2) What are you doing with it? This is hopefully some kind of triangulation (if you don’t know this word you should by now). But how are you triangulating – for example I am:
• comparing what the people said with what I felt within the classes
• comparing what the people said with watching them in the classes
• comparing what the people said with what the literature says
• comparing what the literature says with what I observed of the people in the classes
• comparing what the literature said with what it felt like in class
• comparing what I observed with what the people said
• comparing what it felt like in class with what the people said
3) What themes are emerging from the data? From doing this I keep noticing certain things, ideas, theories. Some ideas reoccur to me or some questions keep coming up. Organising these I can group them into themes. So this step is
4) What you are doing next? These themes are where you do the activity of analysis in that you start to look deeper into them. For each theme you might need to read more of the literature focusing on the aspect of one of the themes. You might want to go back to the place you collected the data and look at things again with a theme in mind. You are starting to inquire into how the themes that have emerge relate to the initial research question that you started out from. You will need to ask yourself questions like why do you think you (yourself) noticed this in the data. Is it unexpected? Etc…

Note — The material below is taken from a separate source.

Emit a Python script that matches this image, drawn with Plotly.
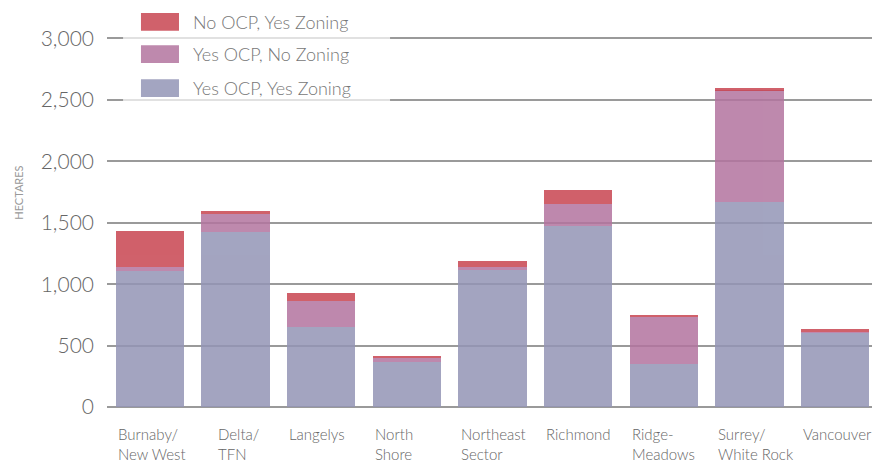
import plotly.graph_objects as go

categories = ["Burnaby/<br>New West", "Delta/<br>TFN", "Langelys", "North<br>Shore",
              "Northeast<br>Sector", "Richmond", "Ridge-<br>Meadows", "Surrey/<br>White Rock",
              "Vancouver"]
cat_keys = ["Burnaby", "Delta", "Langelys", "North Shore", "Northeast", "Richmond",
            "Ridge", "Surrey", "Vancouver"]

yes_ocp_yes_zoning = [1110, 1425, 650, 365, 1115, 1470, 350, 1665, 605]
yes_ocp_no_zoning = [30, 150, 215, 35, 25, 180, 385, 915, 3]
no_ocp_yes_zoning = [290, 20, 60, 15, 45, 115, 12, 15, 28]

series_names = ["Yes OCP, Yes Zoning", "Yes OCP, No Zoning", "No OCP, Yes Zoning"]
series_values = [yes_ocp_yes_zoning, yes_ocp_no_zoning, no_ocp_yes_zoning]
series_colors = ["rgb(147,149,182)", "rgb(179,116,159)", "rgb(200,69,81)"]
legend_colors = ["#a3a5c1", "#be89ad", "#d0616b"]

y_ticks = [0, 500, 1000, 1500, 2000, 2500, 3000]

fig = go.Figure()
for name, vals, col in zip(series_names, series_values, series_colors):
    fig.add_trace(go.Bar(x=cat_keys, y=vals, name=name, marker=dict(color=col, line=dict(width=0)),
                         opacity=0.85, showlegend=False, hoverinfo="skip"))

# x category labels (left aligned under bars)
annotations = []
for i, (key, lab) in enumerate(zip(cat_keys, categories)):
    shift = -34 if key != "Delta" else -20
    annotations.append(dict(x=key, xref="x", y=0, yref="paper", yanchor="top", xanchor="left",
                            xshift=shift, yshift=-16, text=lab, showarrow=False, align="left",
                            font=dict(family="Lato", size=15, color="#666666", weight=300)))

# y title
annotations.append(dict(x=-0.127, xref="paper", y=0.58, yref="paper", text="HECTARES",
                        textangle=-90, showarrow=False,
                        font=dict(family="Lato", size=11, color="#999999")))

shapes = [dict(type="rect", xref="paper", yref="paper", x0=0.021, x1=0.37, y0=0.82, y1=1.08,
               fillcolor="rgba(255,255,255,0.7)", line=dict(width=0), layer="above")]

legend_y = [0.862, 0.954, 1.041]
for name, col, yc in zip(series_names, legend_colors, legend_y):
    shapes.append(dict(type="rect", xref="paper", yref="paper", x0=0.0444, x1=0.0941,
                       y0=yc - 0.024, y1=yc + 0.024, fillcolor=col, line=dict(width=0),
                       layer="above"))
    annotations.append(dict(x=0.1098, xref="paper", y=yc, yref="paper", xanchor="left",
                            yanchor="middle", text=name, showarrow=False,
                            font=dict(family="Lato", size=18, color="#777777", weight=300)))

fig.update_layout(
    width=872, height=463,
    margin=dict(l=107, r=0, t=37, b=56),
    barmode="stack", bargap=0.2,
    plot_bgcolor="white", paper_bgcolor="white",
    xaxis=dict(type="category", range=[-0.5, 8.43], showticklabels=False, showgrid=False,
               showline=False, ticks=""),
    yaxis=dict(range=[0, 3012], tickvals=y_ticks, tickformat=",", showgrid=True,
               gridcolor="#9a9a9a", gridwidth=1.5, zeroline=True, zerolinecolor="#9a9a9a",
               zerolinewidth=1.5, ticks="", ticklabelstandoff=12,
               tickfont=dict(family="Lato", size=21, color="#666666", weight=300)),
    annotations=annotations, shapes=shapes,
)

fig.write_html("out.html", config={"displayModeBar": False},
               post_script="document.body.style.margin='0';document.body.style.overflow='hidden';")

Then you need to look at what relationship the themes have with each other and with the research question. So lastly in your summary you need to state what ‘more’ you are doing which of the themes you are looking at more deeply.
So a summary of your analysis would be:
What kind of data you have
What you are doing with it
How you are doing this.
What themes have been emerging.
What more you need to know and/ or what questions have they raised
Any ideas you have at this point in terms of how this relates to your initial research question.
This should be short and clear for your own clarity and direction. In terms of what supporting evidence is, this not to build an argument yet. You need to do the above. Think of the use of the word ‘evidence as ‘illustration’. See my blog on my MAPP site March 8th
Now in week 10 you are asked to:
“Students send to advisers the last two sections of your Critical Review (Analysis and Critical Reflection) in draft for written feedback”
at that point you should have done the activity of the above and be able to start to put it into the words you are going to use to explain it in the Critical Review. But the words themselves are not the activity of analysis; analysis is the activity of thinking!!!
Before that in week 8 you are asked to have a draft of the first two sections of the Critical Review.
“Students send adviser the first two sections of your critical review in draft form (Introduction, Evaluation) …..”
Much of the ‘knowledge’ for this is already known by you. It is the outline of what you planned to do which is all in the work you did in Module two. It is just that in module two you planned it now you write have done it. The introduction would be to say why your interested, where you are carrying out the research, a bit a about you as the Researcher etc… the evaluation is saying what happen if any of the data collection activity changed from the plan, if the you used a different methodology than you had planned etc… This should not be a problem to write because you already know it all. Getting this bit written is just helpful because psychologically (and actually) it feels like you have a chunk of the work done. OF COURSE you will need to go back to this draft at the writing-up period and work through the text incorporating a little bit about what you found (your analysis) which will not be complete at week 8 so that why you will have to go back to this draft.
Does that make sense what do you think?